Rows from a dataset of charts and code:
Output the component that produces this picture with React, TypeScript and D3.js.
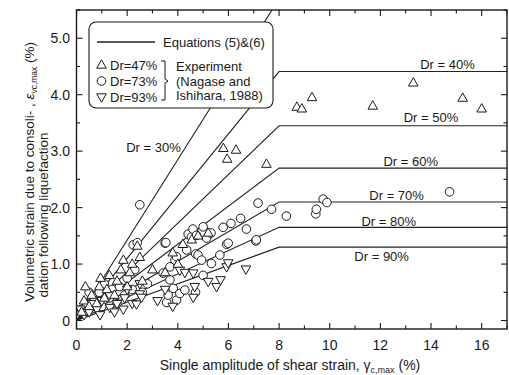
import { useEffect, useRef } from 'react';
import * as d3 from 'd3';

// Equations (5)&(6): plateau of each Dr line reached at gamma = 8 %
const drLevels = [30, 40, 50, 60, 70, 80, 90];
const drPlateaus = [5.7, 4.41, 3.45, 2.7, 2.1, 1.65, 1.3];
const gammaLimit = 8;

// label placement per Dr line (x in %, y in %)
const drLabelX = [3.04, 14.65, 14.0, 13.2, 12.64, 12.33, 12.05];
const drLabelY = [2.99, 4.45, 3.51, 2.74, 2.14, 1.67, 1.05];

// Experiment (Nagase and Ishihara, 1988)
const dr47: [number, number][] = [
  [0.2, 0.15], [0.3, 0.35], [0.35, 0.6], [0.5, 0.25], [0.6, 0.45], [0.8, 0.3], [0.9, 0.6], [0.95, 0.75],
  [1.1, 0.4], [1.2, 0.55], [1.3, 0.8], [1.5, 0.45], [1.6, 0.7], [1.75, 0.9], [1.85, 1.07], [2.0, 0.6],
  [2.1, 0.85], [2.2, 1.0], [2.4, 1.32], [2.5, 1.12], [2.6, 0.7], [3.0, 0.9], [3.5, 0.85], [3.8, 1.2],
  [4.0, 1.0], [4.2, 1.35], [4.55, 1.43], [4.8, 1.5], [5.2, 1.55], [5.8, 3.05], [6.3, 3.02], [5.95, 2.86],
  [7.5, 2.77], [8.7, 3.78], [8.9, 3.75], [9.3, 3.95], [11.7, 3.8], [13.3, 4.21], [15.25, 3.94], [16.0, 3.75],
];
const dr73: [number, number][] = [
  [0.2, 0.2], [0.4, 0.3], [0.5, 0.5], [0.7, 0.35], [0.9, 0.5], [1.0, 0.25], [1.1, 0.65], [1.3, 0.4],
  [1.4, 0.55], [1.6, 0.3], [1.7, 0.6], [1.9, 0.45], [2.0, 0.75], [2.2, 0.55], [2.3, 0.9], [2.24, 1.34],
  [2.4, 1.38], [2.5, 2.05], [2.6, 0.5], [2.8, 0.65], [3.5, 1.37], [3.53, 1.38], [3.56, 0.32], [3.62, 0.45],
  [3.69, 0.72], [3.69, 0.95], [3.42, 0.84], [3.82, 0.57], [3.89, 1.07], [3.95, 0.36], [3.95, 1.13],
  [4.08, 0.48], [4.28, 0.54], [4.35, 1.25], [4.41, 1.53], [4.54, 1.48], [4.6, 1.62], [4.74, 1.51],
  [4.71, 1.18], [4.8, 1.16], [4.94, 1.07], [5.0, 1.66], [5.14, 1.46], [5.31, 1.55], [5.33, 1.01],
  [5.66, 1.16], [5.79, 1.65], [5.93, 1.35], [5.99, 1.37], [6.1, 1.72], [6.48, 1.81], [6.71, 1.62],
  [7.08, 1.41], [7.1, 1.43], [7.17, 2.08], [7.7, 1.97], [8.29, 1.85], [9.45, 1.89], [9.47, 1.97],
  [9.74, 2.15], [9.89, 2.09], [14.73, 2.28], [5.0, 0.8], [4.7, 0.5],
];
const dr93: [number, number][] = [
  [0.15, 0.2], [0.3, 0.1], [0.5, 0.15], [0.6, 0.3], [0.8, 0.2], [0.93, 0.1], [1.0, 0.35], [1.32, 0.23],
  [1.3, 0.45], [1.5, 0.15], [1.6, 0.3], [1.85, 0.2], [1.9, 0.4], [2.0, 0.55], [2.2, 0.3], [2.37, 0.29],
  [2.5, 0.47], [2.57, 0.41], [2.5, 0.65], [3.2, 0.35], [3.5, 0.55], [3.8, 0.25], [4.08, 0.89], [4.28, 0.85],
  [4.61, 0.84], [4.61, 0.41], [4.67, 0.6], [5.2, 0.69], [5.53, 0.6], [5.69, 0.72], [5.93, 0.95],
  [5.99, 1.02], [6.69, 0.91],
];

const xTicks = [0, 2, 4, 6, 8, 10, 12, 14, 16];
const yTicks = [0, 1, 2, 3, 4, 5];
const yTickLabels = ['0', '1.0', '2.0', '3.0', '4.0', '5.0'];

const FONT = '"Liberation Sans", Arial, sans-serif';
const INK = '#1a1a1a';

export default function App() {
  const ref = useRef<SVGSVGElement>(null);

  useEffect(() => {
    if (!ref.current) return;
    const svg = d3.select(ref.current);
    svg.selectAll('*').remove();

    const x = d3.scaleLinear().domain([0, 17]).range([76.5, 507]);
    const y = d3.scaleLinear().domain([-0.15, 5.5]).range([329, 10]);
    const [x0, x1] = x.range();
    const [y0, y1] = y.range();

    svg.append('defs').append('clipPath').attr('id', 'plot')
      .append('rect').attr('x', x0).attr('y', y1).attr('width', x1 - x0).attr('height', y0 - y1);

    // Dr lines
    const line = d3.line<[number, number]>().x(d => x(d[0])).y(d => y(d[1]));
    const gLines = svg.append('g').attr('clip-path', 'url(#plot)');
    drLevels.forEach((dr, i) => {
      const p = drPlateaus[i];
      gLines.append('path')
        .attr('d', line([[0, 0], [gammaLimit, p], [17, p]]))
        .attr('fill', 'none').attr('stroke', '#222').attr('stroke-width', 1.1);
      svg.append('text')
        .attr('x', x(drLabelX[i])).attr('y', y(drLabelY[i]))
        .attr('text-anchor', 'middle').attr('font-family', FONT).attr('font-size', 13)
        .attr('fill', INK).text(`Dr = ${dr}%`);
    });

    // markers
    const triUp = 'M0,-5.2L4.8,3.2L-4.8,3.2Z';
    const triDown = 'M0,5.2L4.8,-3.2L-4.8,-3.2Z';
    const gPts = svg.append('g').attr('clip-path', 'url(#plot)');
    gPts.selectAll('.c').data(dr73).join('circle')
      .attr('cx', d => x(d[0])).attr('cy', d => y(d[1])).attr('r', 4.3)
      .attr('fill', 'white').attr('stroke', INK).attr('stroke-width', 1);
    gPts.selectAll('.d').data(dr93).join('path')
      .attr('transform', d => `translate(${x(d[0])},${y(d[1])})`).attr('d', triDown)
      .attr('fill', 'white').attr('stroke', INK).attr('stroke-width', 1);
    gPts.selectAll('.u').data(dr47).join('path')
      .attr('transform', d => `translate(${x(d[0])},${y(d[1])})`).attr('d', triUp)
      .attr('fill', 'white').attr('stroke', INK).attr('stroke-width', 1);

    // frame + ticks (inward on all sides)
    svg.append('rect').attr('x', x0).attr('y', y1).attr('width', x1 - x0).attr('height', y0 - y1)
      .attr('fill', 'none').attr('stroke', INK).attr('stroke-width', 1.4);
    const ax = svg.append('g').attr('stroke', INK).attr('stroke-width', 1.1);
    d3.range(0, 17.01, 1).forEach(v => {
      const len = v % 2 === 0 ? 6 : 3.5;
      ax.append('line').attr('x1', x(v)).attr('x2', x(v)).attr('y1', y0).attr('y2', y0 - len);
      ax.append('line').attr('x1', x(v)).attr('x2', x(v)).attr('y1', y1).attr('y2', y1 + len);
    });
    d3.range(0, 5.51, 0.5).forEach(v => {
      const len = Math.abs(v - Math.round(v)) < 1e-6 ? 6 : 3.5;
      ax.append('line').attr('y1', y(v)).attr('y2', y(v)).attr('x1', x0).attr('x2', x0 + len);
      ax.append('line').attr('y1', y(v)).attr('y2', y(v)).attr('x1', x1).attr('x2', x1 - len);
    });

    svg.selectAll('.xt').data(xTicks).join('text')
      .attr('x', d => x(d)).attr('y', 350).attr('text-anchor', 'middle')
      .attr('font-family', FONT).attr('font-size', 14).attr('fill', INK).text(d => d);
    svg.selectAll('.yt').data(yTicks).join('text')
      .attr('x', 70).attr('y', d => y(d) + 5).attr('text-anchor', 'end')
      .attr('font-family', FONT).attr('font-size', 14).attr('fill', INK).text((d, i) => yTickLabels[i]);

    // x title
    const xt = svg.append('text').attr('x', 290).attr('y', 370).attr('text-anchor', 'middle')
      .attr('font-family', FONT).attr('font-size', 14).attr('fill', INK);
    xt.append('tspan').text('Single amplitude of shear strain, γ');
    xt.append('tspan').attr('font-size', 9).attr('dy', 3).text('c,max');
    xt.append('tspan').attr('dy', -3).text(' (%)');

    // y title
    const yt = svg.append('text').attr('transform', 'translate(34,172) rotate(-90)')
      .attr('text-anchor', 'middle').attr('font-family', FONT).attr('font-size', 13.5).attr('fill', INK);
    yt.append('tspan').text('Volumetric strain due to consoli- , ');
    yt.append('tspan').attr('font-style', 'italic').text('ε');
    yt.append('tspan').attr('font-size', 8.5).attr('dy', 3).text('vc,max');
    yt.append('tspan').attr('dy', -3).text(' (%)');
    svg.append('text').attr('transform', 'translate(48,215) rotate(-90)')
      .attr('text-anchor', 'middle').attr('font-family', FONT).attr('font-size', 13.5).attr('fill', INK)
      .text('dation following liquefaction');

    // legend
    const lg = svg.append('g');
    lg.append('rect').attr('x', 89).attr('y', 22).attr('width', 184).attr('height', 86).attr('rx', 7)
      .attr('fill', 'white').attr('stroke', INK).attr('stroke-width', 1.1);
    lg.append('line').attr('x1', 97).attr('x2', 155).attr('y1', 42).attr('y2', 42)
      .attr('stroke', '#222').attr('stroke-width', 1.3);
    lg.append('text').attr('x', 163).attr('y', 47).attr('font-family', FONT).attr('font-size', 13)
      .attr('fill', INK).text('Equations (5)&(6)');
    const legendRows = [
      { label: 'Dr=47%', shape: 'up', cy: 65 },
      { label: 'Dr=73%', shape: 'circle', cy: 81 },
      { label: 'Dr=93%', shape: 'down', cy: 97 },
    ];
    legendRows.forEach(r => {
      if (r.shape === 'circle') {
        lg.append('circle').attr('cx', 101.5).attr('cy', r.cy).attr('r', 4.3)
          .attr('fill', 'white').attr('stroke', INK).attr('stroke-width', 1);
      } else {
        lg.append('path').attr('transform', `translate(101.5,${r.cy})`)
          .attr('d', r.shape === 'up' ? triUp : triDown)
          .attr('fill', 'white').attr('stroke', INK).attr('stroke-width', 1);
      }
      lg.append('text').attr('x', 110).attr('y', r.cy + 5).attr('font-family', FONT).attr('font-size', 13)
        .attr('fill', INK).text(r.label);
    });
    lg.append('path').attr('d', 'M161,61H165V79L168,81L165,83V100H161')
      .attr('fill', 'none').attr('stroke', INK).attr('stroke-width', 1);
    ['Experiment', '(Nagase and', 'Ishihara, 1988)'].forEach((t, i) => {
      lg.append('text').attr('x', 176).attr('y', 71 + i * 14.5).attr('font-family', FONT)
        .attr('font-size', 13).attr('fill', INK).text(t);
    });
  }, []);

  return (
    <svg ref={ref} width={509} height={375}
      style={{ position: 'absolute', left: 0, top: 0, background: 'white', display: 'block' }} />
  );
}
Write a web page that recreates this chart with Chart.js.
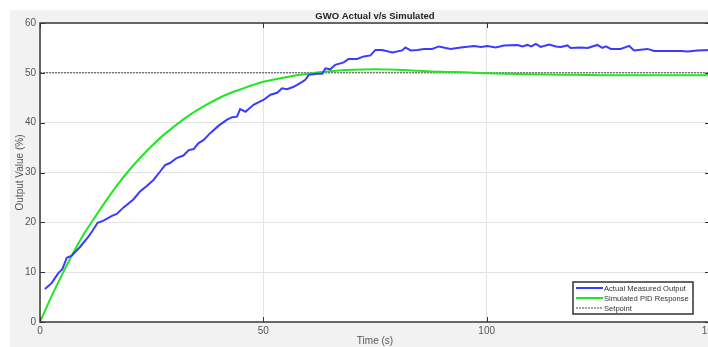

AIM OF THE EXERCISE: Transcribe exactly, with no pictures, the lines running from the first line of the material through the line holding "const gammaLimit = 8;".

EXERCISE RESULT:
Output the component that produces this picture with React, TypeScript and D3.js.
import { useEffect, useRef } from 'react';
import * as d3 from 'd3';

// Equations (5)&(6): plateau of each Dr line reached at gamma = 8 %
const drLevels = [30, 40, 50, 60, 70, 80, 90];
const drPlateaus = [5.7, 4.41, 3.45, 2.7, 2.1, 1.65, 1.3];
const gammaLimit = 8;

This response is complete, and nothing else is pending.